Here, the contract provided in special stipulation 6 that "the seller shall provide at time of closing this transaction a clearance letter from a pest control operator certified in Wood Destroying Organisms certifying apparent freedom from termites and other wood-destroying organisms and from structural damage caused thereby . . ." To this end, the defendant-sellers employed a pest control operator. He (the pest control operator) inspected the property and recorded his findings in the form of a wood infestation report which he gave to the defendants. There is no evidence to suggest that defendants (the sellers) were negligent in delivering the report to the plaintiffs. Defendants supplied the report to the plaintiffs at the closing in the same condition as rendered to them by the pest control operator, and the only evidence to suggest that the report was erroneous was the fact that there was a typographical error.
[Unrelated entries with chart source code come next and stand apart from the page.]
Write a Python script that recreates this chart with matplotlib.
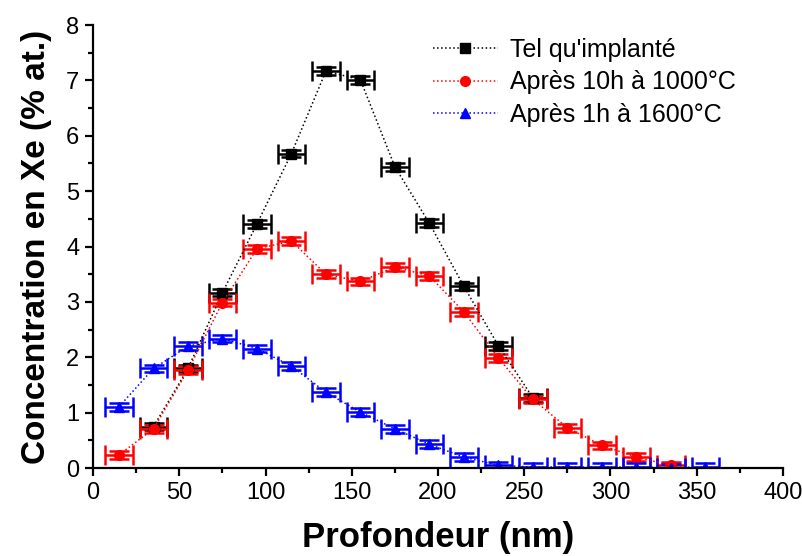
import matplotlib
matplotlib.use("Agg")
import matplotlib.pyplot as plt
from matplotlib.ticker import MultipleLocator

plt.rcParams['font.family'] = ['Liberation Sans', 'DejaVu Sans']

# profondeurs (nm)
depth_tel = [35, 55, 75, 95, 115, 135, 155, 175, 195, 215, 235, 255]
depth_1000 = [15, 35, 55, 75, 95, 115, 135, 155, 175, 195, 215, 235, 255, 275, 295, 315, 335]
depth_1600 = [15, 35, 55, 75, 95, 115, 135, 155, 175, 195, 215, 235, 255, 275, 295, 315, 335, 355]

# concentrations (% at.)
conc_tel = [0.75, 1.80, 3.17, 4.41, 5.68, 7.17, 7.01, 5.44, 4.42, 3.28, 2.21, 1.27]
conc_1000 = [0.24, 0.71, 1.77, 2.99, 3.96, 4.10, 3.50, 3.37, 3.63, 3.47, 2.82, 1.99, 1.24,
             0.73, 0.41, 0.20, 0.05]
conc_1600 = [1.11, 1.80, 2.20, 2.34, 2.16, 1.84, 1.37, 1.01, 0.71, 0.43, 0.20, 0.05, 0.02,
             0.02, 0.02, 0.02, 0.01, 0.02]

xerr = 8
yerr = 0.07

labels = ["Tel qu'implanté", "Après 10h à 1000°C", "Après 1h à 1600°C"]

fig = plt.figure(figsize=(8.03, 5.56), dpi=100)
ax = fig.add_axes([0.116, 0.158, 0.859, 0.797])

series = [(depth_tel, conc_tel, 'black', 's', 6.5),
          (depth_1000, conc_1000, 'red', 'o', 7),
          (depth_1600, conc_1600, 'blue', '^', 7.5)]

for (x, y, col, mk, ms), lab in zip(series, labels):
    ax.errorbar(x, y, xerr=xerr, yerr=yerr, color=col, ecolor=col,
                linestyle=':', linewidth=1.1, marker=mk, markersize=ms,
                elinewidth=1.8, capsize=7, capthick=1.8, label=lab)

ax.set_xlim(0, 400)
ax.set_ylim(0, 8)
ax.xaxis.set_major_locator(MultipleLocator(50))
ax.xaxis.set_minor_locator(MultipleLocator(25))
ax.yaxis.set_major_locator(MultipleLocator(1))
ax.yaxis.set_minor_locator(MultipleLocator(0.5))

ax.spines['top'].set_visible(False)
ax.spines['right'].set_visible(False)
ax.spines['left'].set_linewidth(1.6)
ax.spines['bottom'].set_linewidth(1.6)
ax.tick_params(which='major', direction='out', length=6, width=1.6, labelsize=17, pad=4)
ax.tick_params(which='minor', direction='out', length=3.5, width=1.6)

ax.set_xlabel('Profondeur (nm)', fontsize=25, fontweight='bold', labelpad=12)
ax.set_ylabel('Concentration en Xe (% at.)', fontsize=24, fontweight='bold', labelpad=10)

h, l = ax.get_legend_handles_labels()
h = [hh[0] for hh in h]
ax.legend(h, l, loc='upper right', bbox_to_anchor=(0.95, 1.0), frameon=False,
          fontsize=18, handlelength=2.6, handletextpad=0.5, labelspacing=0.35,
          borderaxespad=0.1)

fig.savefig('out.png', dpi=100)
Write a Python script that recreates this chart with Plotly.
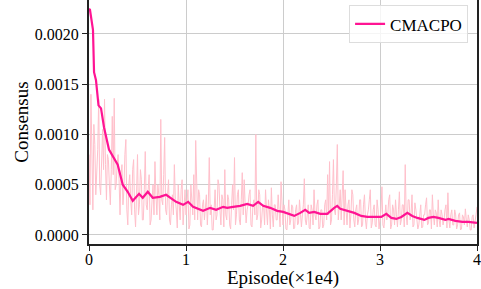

However, as stated earlier, this error was not material in that it indicated a condition worse than that which may have really existed. Moreover, the "Wood Infestation Inspection Report" itself conclusively negates a claim of negligent inspection. The report fully disclosed the scope of its inspection and stated explicitly that termite infestation was found. The termite report further stated that it should be assumed that there is some degree of damage, cosmetic or *424 structural, to the building caused by this infestation. There remained nothing for the defendants to conceal. Wilcher v. Orkin Exterminating Co., 145 Ga. App. 551, 552 (2) (244 SE2d 101).

Thus, as to Count 5, as well as to Counts 1, 2, 3, 4 and 6 discussed above, the trial court did not err in granting summary judgment in favor of all three defendants.

Judgment affirmed. Shulman, C. J., and Birdsong, J., concur.